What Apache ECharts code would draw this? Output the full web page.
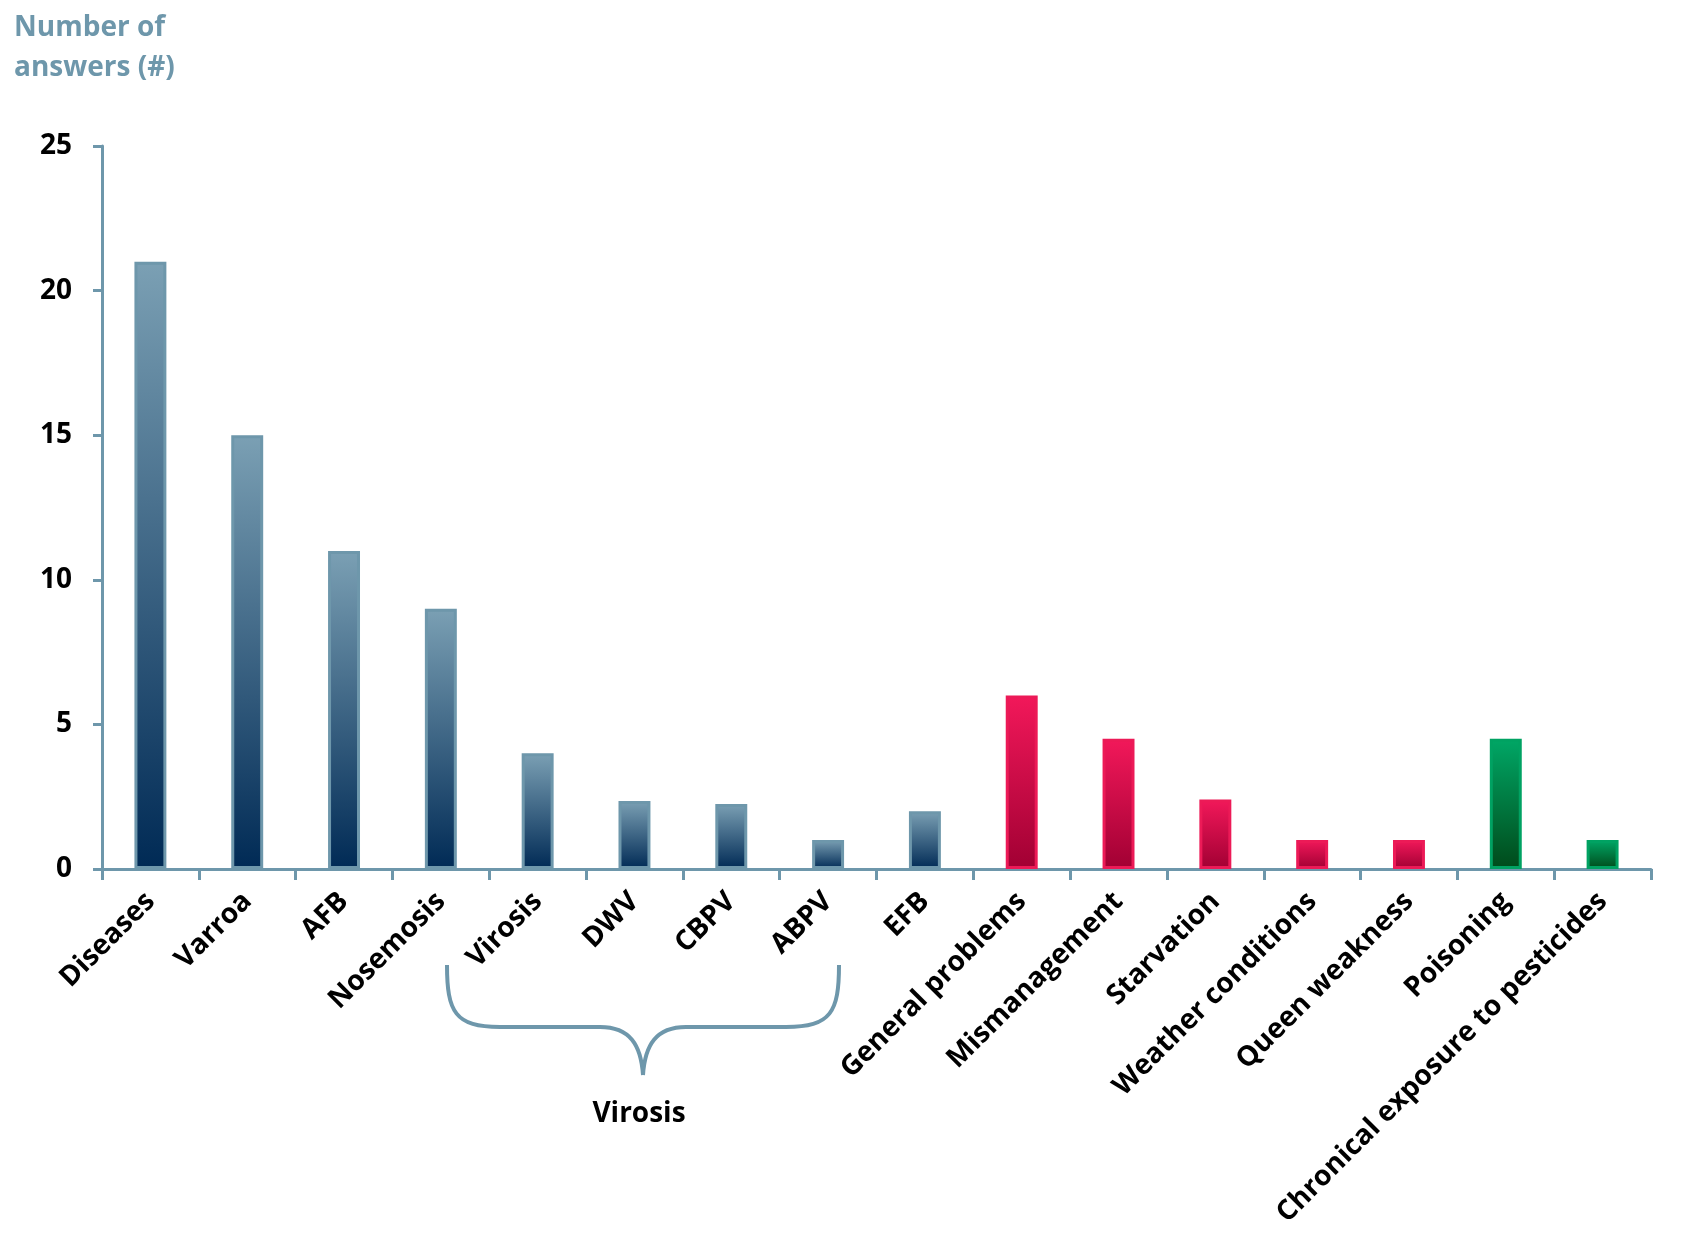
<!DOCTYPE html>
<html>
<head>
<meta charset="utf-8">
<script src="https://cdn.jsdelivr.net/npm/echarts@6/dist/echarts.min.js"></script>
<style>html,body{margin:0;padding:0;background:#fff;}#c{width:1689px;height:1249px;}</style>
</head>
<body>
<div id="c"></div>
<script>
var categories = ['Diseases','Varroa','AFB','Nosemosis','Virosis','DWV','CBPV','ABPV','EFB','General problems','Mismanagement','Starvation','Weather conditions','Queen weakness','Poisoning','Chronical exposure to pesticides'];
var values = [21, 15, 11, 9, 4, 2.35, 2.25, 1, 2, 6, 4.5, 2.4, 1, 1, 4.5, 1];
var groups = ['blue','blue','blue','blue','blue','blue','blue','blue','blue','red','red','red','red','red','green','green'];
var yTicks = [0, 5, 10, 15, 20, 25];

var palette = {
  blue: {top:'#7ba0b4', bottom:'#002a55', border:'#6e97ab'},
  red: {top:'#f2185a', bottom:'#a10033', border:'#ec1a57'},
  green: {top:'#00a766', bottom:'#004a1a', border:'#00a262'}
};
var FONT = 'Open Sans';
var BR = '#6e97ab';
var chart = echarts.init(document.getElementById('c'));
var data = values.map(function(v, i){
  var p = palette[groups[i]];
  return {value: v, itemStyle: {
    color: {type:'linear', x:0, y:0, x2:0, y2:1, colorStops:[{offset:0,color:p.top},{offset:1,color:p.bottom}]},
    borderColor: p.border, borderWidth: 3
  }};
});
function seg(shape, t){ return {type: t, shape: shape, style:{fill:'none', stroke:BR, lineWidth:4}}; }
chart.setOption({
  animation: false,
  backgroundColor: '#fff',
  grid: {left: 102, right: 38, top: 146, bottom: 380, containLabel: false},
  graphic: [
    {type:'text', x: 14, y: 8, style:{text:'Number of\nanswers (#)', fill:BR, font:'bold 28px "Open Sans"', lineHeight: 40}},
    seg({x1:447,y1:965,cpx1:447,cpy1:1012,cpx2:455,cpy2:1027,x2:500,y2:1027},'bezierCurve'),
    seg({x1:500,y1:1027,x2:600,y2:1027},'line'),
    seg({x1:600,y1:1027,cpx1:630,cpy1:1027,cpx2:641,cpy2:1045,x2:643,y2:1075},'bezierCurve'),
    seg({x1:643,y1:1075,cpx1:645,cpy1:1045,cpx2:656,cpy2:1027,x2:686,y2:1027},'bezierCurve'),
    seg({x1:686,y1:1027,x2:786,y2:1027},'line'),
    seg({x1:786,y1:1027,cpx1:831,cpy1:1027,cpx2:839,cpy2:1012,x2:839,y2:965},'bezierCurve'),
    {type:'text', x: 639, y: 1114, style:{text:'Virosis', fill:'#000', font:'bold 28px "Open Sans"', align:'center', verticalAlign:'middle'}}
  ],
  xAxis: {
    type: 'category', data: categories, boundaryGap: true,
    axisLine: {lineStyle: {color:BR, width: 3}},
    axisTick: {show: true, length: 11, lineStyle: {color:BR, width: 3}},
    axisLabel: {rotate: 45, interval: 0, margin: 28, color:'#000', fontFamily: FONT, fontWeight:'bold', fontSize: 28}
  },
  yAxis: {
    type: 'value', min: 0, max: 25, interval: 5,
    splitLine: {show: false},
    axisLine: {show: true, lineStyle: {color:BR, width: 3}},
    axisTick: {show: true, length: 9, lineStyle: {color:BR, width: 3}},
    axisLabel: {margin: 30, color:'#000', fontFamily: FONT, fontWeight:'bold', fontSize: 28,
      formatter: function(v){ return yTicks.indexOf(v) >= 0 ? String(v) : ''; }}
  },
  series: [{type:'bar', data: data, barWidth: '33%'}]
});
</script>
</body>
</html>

○ ○ ○ ○ ○

◆ **What is needed**:
Write out the listing above again, exactly, but with no pictures in the copy.

◆ **Exercise output**:
What Apache ECharts code would draw this? Output the full web page.
<!DOCTYPE html>
<html>
<head>
<meta charset="utf-8">
<script src="https://cdn.jsdelivr.net/npm/echarts@6/dist/echarts.min.js"></script>
<style>html,body{margin:0;padding:0;background:#fff;}#c{width:1689px;height:1249px;}</style>
</head>
<body>
<div id="c"></div>
<script>
var categories = ['Diseases','Varroa','AFB','Nosemosis','Virosis','DWV','CBPV','ABPV','EFB','General problems','Mismanagement','Starvation','Weather conditions','Queen weakness','Poisoning','Chronical exposure to pesticides'];
var values = [21, 15, 11, 9, 4, 2.35, 2.25, 1, 2, 6, 4.5, 2.4, 1, 1, 4.5, 1];
var groups = ['blue','blue','blue','blue','blue','blue','blue','blue','blue','red','red','red','red','red','green','green'];
var yTicks = [0, 5, 10, 15, 20, 25];

var palette = {
  blue: {top:'#7ba0b4', bottom:'#002a55', border:'#6e97ab'},
  red: {top:'#f2185a', bottom:'#a10033', border:'#ec1a57'},
  green: {top:'#00a766', bottom:'#004a1a', border:'#00a262'}
};
var FONT = 'Open Sans';
var BR = '#6e97ab';
var chart = echarts.init(document.getElementById('c'));
var data = values.map(function(v, i){
  var p = palette[groups[i]];
  return {value: v, itemStyle: {
    color: {type:'linear', x:0, y:0, x2:0, y2:1, colorStops:[{offset:0,color:p.top},{offset:1,color:p.bottom}]},
    borderColor: p.border, borderWidth: 3
  }};
});
function seg(shape, t){ return {type: t, shape: shape, style:{fill:'none', stroke:BR, lineWidth:4}}; }
chart.setOption({
  animation: false,
  backgroundColor: '#fff',
  grid: {left: 102, right: 38, top: 146, bottom: 380, containLabel: false},
  graphic: [
    {type:'text', x: 14, y: 8, style:{text:'Number of\nanswers (#)', fill:BR, font:'bold 28px "Open Sans"', lineHeight: 40}},
    seg({x1:447,y1:965,cpx1:447,cpy1:1012,cpx2:455,cpy2:1027,x2:500,y2:1027},'bezierCurve'),
    seg({x1:500,y1:1027,x2:600,y2:1027},'line'),
    seg({x1:600,y1:1027,cpx1:630,cpy1:1027,cpx2:641,cpy2:1045,x2:643,y2:1075},'bezierCurve'),
    seg({x1:643,y1:1075,cpx1:645,cpy1:1045,cpx2:656,cpy2:1027,x2:686,y2:1027},'bezierCurve'),
    seg({x1:686,y1:1027,x2:786,y2:1027},'line'),
    seg({x1:786,y1:1027,cpx1:831,cpy1:1027,cpx2:839,cpy2:1012,x2:839,y2:965},'bezierCurve'),
    {type:'text', x: 639, y: 1114, style:{text:'Virosis', fill:'#000', font:'bold 28px "Open Sans"', align:'center', verticalAlign:'middle'}}
  ],
  xAxis: {
    type: 'category', data: categories, boundaryGap: true,
    axisLine: {lineStyle: {color:BR, width: 3}},
    axisTick: {show: true, length: 11, lineStyle: {color:BR, width: 3}},
    axisLabel: {rotate: 45, interval: 0, margin: 28, color:'#000', fontFamily: FONT, fontWeight:'bold', fontSize: 28}
  },
  yAxis: {
    type: 'value', min: 0, max: 25, interval: 5,
    splitLine: {show: false},
    axisLine: {show: true, lineStyle: {color:BR, width: 3}},
    axisTick: {show: true, length: 9, lineStyle: {color:BR, width: 3}},
    axisLabel: {margin: 30, color:'#000', fontFamily: FONT, fontWeight:'bold', fontSize: 28,
      formatter: function(v){ return yTicks.indexOf(v) >= 0 ? String(v) : ''; }}
  },
  series: [{type:'bar', data: data, barWidth: '33%'}]
});
</script>
</body>
</html>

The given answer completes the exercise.